The European Commission on Wednesday aired “serious concerns” over proposals by President Andrzej Duda to overhaul courts in Poland, signalling it would not back down in a dispute that has tarnished the reputation of the former communist country. Long seen as a beacon of economic and political stability in the European Union’s eastern wing, Poland has found itself increasingly in conflict with Brussels since the nationalist, eurosceptic and socially conservative Law and Justice (PiS) party swept to power in an election in late 2015. PiS has been pressing deep changes to the Polish judiciary as well as other institutions, saying they are needed for a moral renewal of the country of 38 million people.

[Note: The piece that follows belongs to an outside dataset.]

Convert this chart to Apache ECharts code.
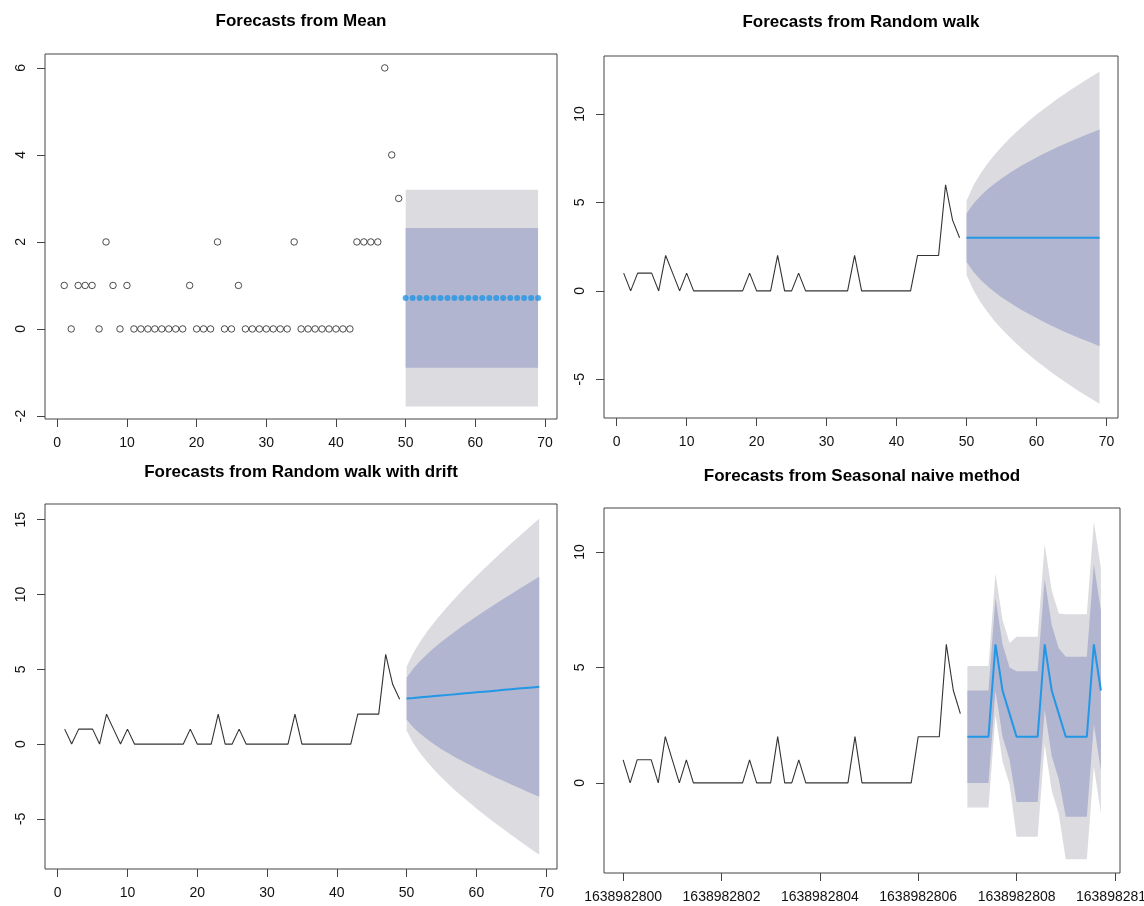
<!DOCTYPE html>
<html>
<head>
<meta charset="utf-8">
<script src="https://cdn.jsdelivr.net/npm/echarts@6/dist/echarts.min.js"></script>
<style>
html,body{margin:0;padding:0;background:#fff;}
#chart{width:1144px;height:906px;}
</style>
</head>
<body>
<div id="chart"></div>
<script>
// ---------------- DATA ----------------
const titles = [
  "Forecasts from Mean",
  "Forecasts from Random walk",
  "Forecasts from Random walk with drift",
  "Forecasts from Seasonal naive method"
];
// observed series (49 points)
const history = [1,0,1,1,1,0,2,1,0,1, 0,0,0,0,0,0,0,0,1,0, 0,0,2,0,0,1,0,0,0,0, 0,0,0,2,0,0,0,0,0,0, 0,0,2,2,2,2,6,4,3];
// forecast horizon positions (index axis)
const fcX = [50,51,52,53,54,55,56,57,58,59,60,61,62,63,64,65,66,67,68,69];

// Mean method
const meanFc   = [0.71,0.71,0.71,0.71,0.71,0.71,0.71,0.71,0.71,0.71,0.71,0.71,0.71,0.71,0.71,0.71,0.71,0.71,0.71,0.71];
const meanLo80 = [-0.89,-0.89,-0.89,-0.89,-0.89,-0.89,-0.89,-0.89,-0.89,-0.89,-0.89,-0.89,-0.89,-0.89,-0.89,-0.89,-0.89,-0.89,-0.89,-0.89];
const meanHi80 = [2.32,2.32,2.32,2.32,2.32,2.32,2.32,2.32,2.32,2.32,2.32,2.32,2.32,2.32,2.32,2.32,2.32,2.32,2.32,2.32];
const meanLo95 = [-1.78,-1.78,-1.78,-1.78,-1.78,-1.78,-1.78,-1.78,-1.78,-1.78,-1.78,-1.78,-1.78,-1.78,-1.78,-1.78,-1.78,-1.78,-1.78,-1.78];
const meanHi95 = [3.20,3.20,3.20,3.20,3.20,3.20,3.20,3.20,3.20,3.20,3.20,3.20,3.20,3.20,3.20,3.20,3.20,3.20,3.20,3.20];

// Random walk
const rwFc   = [3,3,3,3,3,3,3,3,3,3,3,3,3,3,3,3,3,3,3,3];
const rwLo80 = [1.63,1.06,0.63,0.26,-0.06,-0.36,-0.62,-0.87,-1.11,-1.33,-1.54,-1.75,-1.94,-2.13,-2.31,-2.48,-2.65,-2.81,-2.97,-3.13];
const rwHi80 = [4.37,4.94,5.37,5.74,6.06,6.36,6.62,6.87,7.11,7.33,7.54,7.75,7.94,8.13,8.31,8.48,8.65,8.81,8.97,9.13];
const rwLo95 = [0.90,0.03,-0.64,-1.20,-1.70,-2.14,-2.56,-2.94,-3.30,-3.64,-3.97,-4.27,-4.57,-4.86,-5.13,-5.40,-5.66,-5.91,-6.15,-6.39];
const rwHi95 = [5.10,5.97,6.64,7.20,7.70,8.14,8.56,8.94,9.30,9.64,9.97,10.27,10.57,10.86,11.13,11.40,11.66,11.91,12.15,12.39];

// Random walk with drift
const drFc   = [3.04,3.08,3.13,3.17,3.21,3.25,3.29,3.33,3.38,3.42,3.46,3.50,3.54,3.58,3.63,3.67,3.71,3.75,3.79,3.83];
const drLo80 = [1.65,1.09,0.67,0.30,-0.03,-0.34,-0.62,-0.89,-1.13,-1.38,-1.61,-1.84,-2.07,-2.29,-2.49,-2.70,-2.91,-3.12,-3.32,-3.52];
const drHi80 = [4.43,5.07,5.59,6.04,6.45,6.84,7.20,7.55,7.89,8.22,8.53,8.84,9.15,9.45,9.75,10.04,10.33,10.62,10.90,11.18];
const drLo95 = [0.91,0.03,-0.64,-1.22,-1.75,-2.23,-2.69,-3.12,-3.52,-3.91,-4.30,-4.67,-5.04,-5.39,-5.73,-6.08,-6.41,-6.75,-7.08,-7.40];
const drHi95 = [5.17,6.13,6.90,7.56,8.17,8.73,9.27,9.78,10.28,10.75,11.22,11.67,12.12,12.55,12.99,13.42,13.83,14.25,14.66,15.06];

// Seasonal naive (time axis: start 1638982800, frequency 7)
const snStart = 1638982800;
const snFreq = 7;
const snFc   = [2,2,2,2,6,4,3, 2,2,2,2,6,4,3, 2,2,2,2,6,4];
const snLo80 = [0,0,0,0,4,2,1, -0.83,-0.83,-0.83,-0.83,3.17,1.17,0.17, -1.46,-1.46,-1.46,-1.46,2.54,0.54];
const snHi80 = [4,4,4,4,8,6,5, 4.83,4.83,4.83,4.83,8.83,6.83,5.83, 5.46,5.46,5.46,5.46,9.46,7.46];
const snLo95 = [-1.06,-1.06,-1.06,-1.06,2.94,0.94,-0.06, -2.33,-2.33,-2.33,-2.33,1.67,-0.33,-1.33, -3.30,-3.30,-3.30,-3.30,0.70,-1.30];
const snHi95 = [5.06,5.06,5.06,5.06,9.06,7.06,6.06, 6.33,6.33,6.33,6.33,10.33,8.33,7.33, 7.30,7.30,7.30,7.30,11.30,9.30];

// tick labels
const xTicksIdx = [0,10,20,30,40,50,60,70];
const xTicksTime = [1638982800,1638982802,1638982804,1638982806,1638982808,1638982810];
const yTicks = [[-2,0,2,4,6],[-5,0,5,10],[-5,0,5,10,15],[0,5,10]];

// ---------------- CHART ----------------
const C95 = '#DBDBE0', C80 = '#B1B5CF', CBLUE = '#2297E6';
const FONT = 'Liberation Sans, Arial, sans-serif';

const grids = [
  {left:45,  top:54,  width:512, height:365},
  {left:604, top:56,  width:514, height:362},
  {left:45,  top:504, width:512, height:365},
  {left:604, top:508, width:516, height:365}
];
const xRanges = [[-1.76,71.72],[-1.81,71.64],[-1.82,71.55],[1638982799.611,1638982810.103]];
const yRanges = [[-2.07,6.32],[-7.19,13.28],[-8.35,16.05],[-3.9,11.9]];
const titleY = [13,14,464,468];

const histX = history.map((v,i)=>i+1);
const snHistX = history.map((v,i)=>snStart + i/snFreq);
const snFcX = snFc.map((v,i)=>snStart + (history.length+i)/snFreq);

function band(g, xs, lo, hi, color){
  const data = xs.map((x,i)=>[x, lo[i], hi[i]]);
  return {
    type:'custom', xAxisIndex:g, yAxisIndex:g, data:data, silent:true, clip:true,
    encode:{x:0, y:[1,2]},
    renderItem:function(params, api){
      if (params.dataIndex !== 0) return null;
      const pts = [];
      for (let i=0;i<data.length;i++) pts.push(api.coord([data[i][0], data[i][2]]));
      for (let i=data.length-1;i>=0;i--) pts.push(api.coord([data[i][0], data[i][1]]));
      return {type:'polygon', shape:{points:pts}, style:{fill:color}};
    }
  };
}
function line(g, xs, ys, color, w, z){
  return {type:'line', xAxisIndex:g, yAxisIndex:g, data:xs.map((x,i)=>[x,ys[i]]),
    showSymbol:false, symbol:'none', silent:true, z:z||3,
    lineStyle:{color:color, width:w}};
}

const series = [
  // panel 1 : mean
  band(0, fcX, meanLo95, meanHi95, C95),
  band(0, fcX, meanLo80, meanHi80, C80),
  {type:'scatter', xAxisIndex:0, yAxisIndex:0, data:histX.map((x,i)=>[x,history[i]]),
   symbol:'circle', symbolSize:6.5, silent:true,
   itemStyle:{color:'rgba(255,255,255,0)', borderColor:'#222', borderWidth:1}},
  {type:'scatter', xAxisIndex:0, yAxisIndex:0, data:fcX.map((x,i)=>[x,meanFc[i]]),
   symbol:'circle', symbolSize:6, silent:true, itemStyle:{color:CBLUE}},
  // panel 2 : random walk
  band(1, fcX, rwLo95, rwHi95, C95),
  band(1, fcX, rwLo80, rwHi80, C80),
  line(1, histX, history, '#333', 1.1),
  line(1, fcX, rwFc, CBLUE, 2, 4),
  // panel 3 : drift
  band(2, fcX, drLo95, drHi95, C95),
  band(2, fcX, drLo80, drHi80, C80),
  line(2, histX, history, '#333', 1.1),
  line(2, fcX, drFc, CBLUE, 2, 4),
  // panel 4 : seasonal naive
  band(3, snFcX, snLo95, snHi95, C95),
  band(3, snFcX, snLo80, snHi80, C80),
  line(3, snHistX, history, '#333', 1.1),
  line(3, snFcX, snFc, CBLUE, 2, 4)
];

const xAxes = [0,1,2,3].map(g=>({
  type:'value', gridIndex:g, min:xRanges[g][0], max:xRanges[g][1], position:'bottom',
  splitLine:{show:false}, axisLine:{show:false, onZero:false},
  axisTick:{show:true, length:8, lineStyle:{color:'#444'}, customValues: g===3 ? xTicksTime : xTicksIdx},
  axisLabel:{show:true, margin:17, color:'#111', fontSize:14, fontFamily:FONT,
    customValues: g===3 ? xTicksTime : xTicksIdx, formatter:v=>String(Math.round(v)), hideOverlap:false}
}));
const yAxes = [0,1,2,3].map(g=>({
  type:'value', gridIndex:g, min:yRanges[g][0], max:yRanges[g][1], position:'left',
  splitLine:{show:false}, axisLine:{show:false, onZero:false},
  axisTick:{show:true, length:8, lineStyle:{color:'#444'}, customValues:yTicks[g]},
  axisLabel:{show:true, margin:17, rotate:90, color:'#111', fontSize:14, fontFamily:FONT,
    customValues:yTicks[g], formatter:v=>String(v)}
}));

const chart = echarts.init(document.getElementById('chart'), null, {renderer:'canvas'});
chart.setOption({
  animation:false,
  backgroundColor:'#fff',
  title: titles.map((t,g)=>({
    text:t, left: grids[g].left + grids[g].width/2, top:titleY[g], textAlign:'center', padding:0,
    textStyle:{fontSize:17, fontWeight:'bold', color:'#000', fontFamily:FONT}
  })),
  grid: grids.map(g=>Object.assign({show:true, borderColor:'#444', borderWidth:1, backgroundColor:'transparent',
    containLabel:false, outerBoundsMode:'none'}, g)),
  xAxis: xAxes,
  yAxis: yAxes,
  series: series
});
</script>
</body>
</html>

But opposition parties, rights groups, judges’ lobbies, the international watchdog Council of Europe, Poland’s western EU peers such as Germany and France and the bloc’s executive Commission say the changes erode judicial independence by bringing the courts under the direct control of the government. Faced with EU pressure and mass street protests in Poland against the changes, Duda – who hails from PiS himself – unexpectedly blocked two of the government’s judiciary reforms in July.
He has since presented his own version of these draft laws, infuriating PiS leader Jaroslaw Kaczynski, who ultimately sets the government agenda without himself holding any cabinet post, and precipitating a power struggle within the ruling camp.
Poland’s president has a role in approving new legislation and Kaczynski has therefore held numerous meetings with Duda since then to break the stalemate.
RULE OF LAW
But the European Commission’s deputy head Frans Timmermans told the European Parliament on Wednesday that even the draft laws proposed by Duda – which row back somewhat from the options for direct government interference in the judiciary provided by the original PiS bills – were not acceptable.
“At this preliminary stage of our assessment, the Commission already notes that certain issues in these draft laws could raise serious concerns,” Timmermans told EU lawmakers in their fifth debate on concerns about the rule of law in Poland.
He urged Warsaw to align the drafts with EU standards on judicial independence, adding that further work on the bills would “provide a key test for the Polish authorities… whether or not there is willingness to respect the rule of law”.
Timmermans has been the face of the EU’s efforts to bring the prickly Polish government back into the EU mainstream, to no avail so far as Warsaw uses any external pressure to drum up support among its core voters who are distrustful of Brussels.
Warsaw has also clashed with the EU over immigration and the large-scale logging of a primeval forest in Poland. It has remained defiant despite multiple legal cases opened against it by the Commission, as well as a special probe that could see it formally denounced by the EU as undemocratic.